───── Available data ─────

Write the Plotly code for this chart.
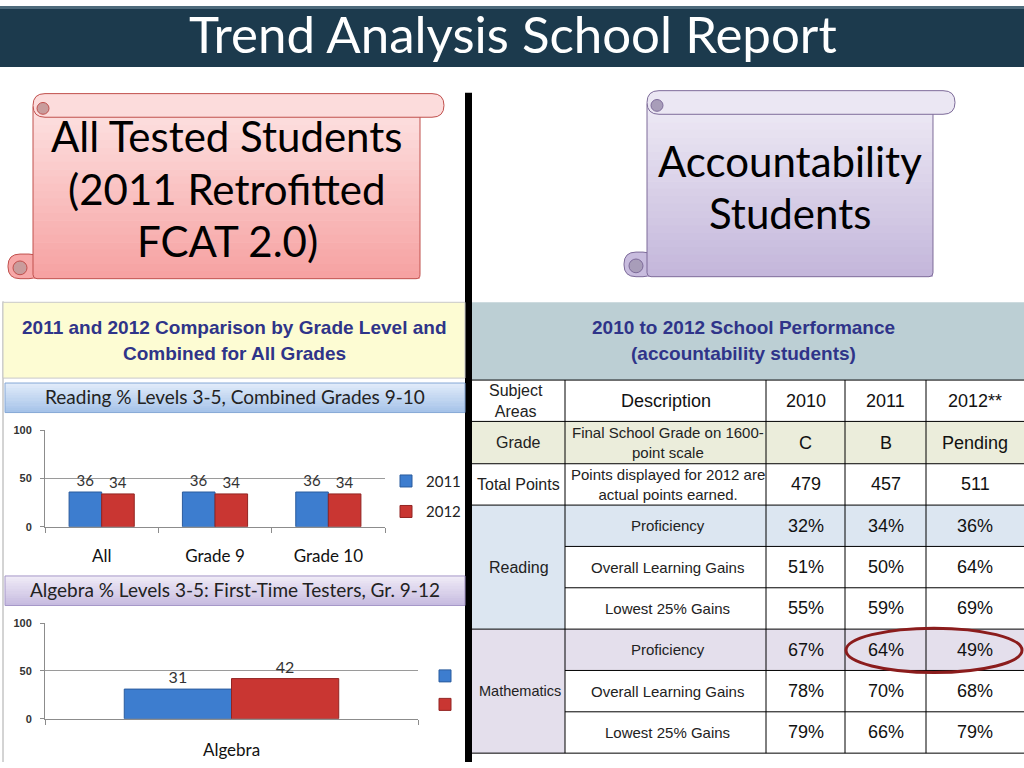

─────
───── Available data ─────

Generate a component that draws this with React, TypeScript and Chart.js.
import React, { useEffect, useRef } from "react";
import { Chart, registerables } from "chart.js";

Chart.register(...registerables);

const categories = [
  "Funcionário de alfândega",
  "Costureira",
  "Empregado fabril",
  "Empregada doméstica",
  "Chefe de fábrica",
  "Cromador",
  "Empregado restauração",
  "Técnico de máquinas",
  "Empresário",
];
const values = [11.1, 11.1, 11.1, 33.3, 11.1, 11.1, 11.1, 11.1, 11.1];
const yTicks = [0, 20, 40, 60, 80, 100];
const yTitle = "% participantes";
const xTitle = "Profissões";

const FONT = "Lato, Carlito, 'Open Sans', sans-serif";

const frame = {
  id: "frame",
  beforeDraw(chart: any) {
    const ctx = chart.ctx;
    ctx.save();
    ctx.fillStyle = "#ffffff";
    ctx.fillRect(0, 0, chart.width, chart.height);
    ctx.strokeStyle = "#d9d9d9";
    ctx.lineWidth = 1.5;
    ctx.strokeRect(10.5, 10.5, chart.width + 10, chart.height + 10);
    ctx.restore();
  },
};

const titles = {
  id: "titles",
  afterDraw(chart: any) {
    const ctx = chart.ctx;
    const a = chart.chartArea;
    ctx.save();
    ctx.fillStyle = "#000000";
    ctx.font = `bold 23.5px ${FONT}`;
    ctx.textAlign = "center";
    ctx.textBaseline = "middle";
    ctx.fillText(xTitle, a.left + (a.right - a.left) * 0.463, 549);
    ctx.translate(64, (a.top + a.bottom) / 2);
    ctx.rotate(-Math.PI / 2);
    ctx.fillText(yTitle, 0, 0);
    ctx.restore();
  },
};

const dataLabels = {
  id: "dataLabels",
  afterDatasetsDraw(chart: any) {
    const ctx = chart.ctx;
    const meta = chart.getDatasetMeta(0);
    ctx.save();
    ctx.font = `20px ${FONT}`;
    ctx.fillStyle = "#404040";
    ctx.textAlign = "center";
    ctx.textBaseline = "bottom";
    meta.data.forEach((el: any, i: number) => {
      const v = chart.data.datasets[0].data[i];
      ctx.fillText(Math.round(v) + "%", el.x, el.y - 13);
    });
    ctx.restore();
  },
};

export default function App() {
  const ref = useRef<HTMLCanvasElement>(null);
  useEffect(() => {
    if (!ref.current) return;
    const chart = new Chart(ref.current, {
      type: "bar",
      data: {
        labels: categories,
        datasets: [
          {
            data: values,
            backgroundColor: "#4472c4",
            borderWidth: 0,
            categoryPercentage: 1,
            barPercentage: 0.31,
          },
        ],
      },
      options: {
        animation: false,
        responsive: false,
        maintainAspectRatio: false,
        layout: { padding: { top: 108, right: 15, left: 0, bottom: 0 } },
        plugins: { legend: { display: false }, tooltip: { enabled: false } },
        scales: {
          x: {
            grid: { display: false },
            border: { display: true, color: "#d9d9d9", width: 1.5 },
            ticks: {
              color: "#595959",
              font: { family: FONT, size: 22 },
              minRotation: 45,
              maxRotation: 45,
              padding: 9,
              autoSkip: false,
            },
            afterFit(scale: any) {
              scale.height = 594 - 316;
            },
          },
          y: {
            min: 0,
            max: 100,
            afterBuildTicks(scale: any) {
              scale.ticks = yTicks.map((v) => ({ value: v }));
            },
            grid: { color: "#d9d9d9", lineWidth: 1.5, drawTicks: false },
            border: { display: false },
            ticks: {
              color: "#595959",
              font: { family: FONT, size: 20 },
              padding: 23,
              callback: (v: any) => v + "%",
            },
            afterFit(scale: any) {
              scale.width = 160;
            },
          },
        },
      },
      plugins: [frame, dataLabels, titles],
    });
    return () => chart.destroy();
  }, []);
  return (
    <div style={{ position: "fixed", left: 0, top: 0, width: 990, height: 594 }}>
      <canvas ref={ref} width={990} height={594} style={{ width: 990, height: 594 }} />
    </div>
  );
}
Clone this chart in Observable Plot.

─────

= Instructions for the task =
Can you repeat, word for word, every line above from the one containing "Generate a component" down to the one containing "Chart.register(...registerables);", including both?

= Response =
Generate a component that draws this with React, TypeScript and Chart.js.
import React, { useEffect, useRef } from "react";
import { Chart, registerables } from "chart.js";

Chart.register(...registerables);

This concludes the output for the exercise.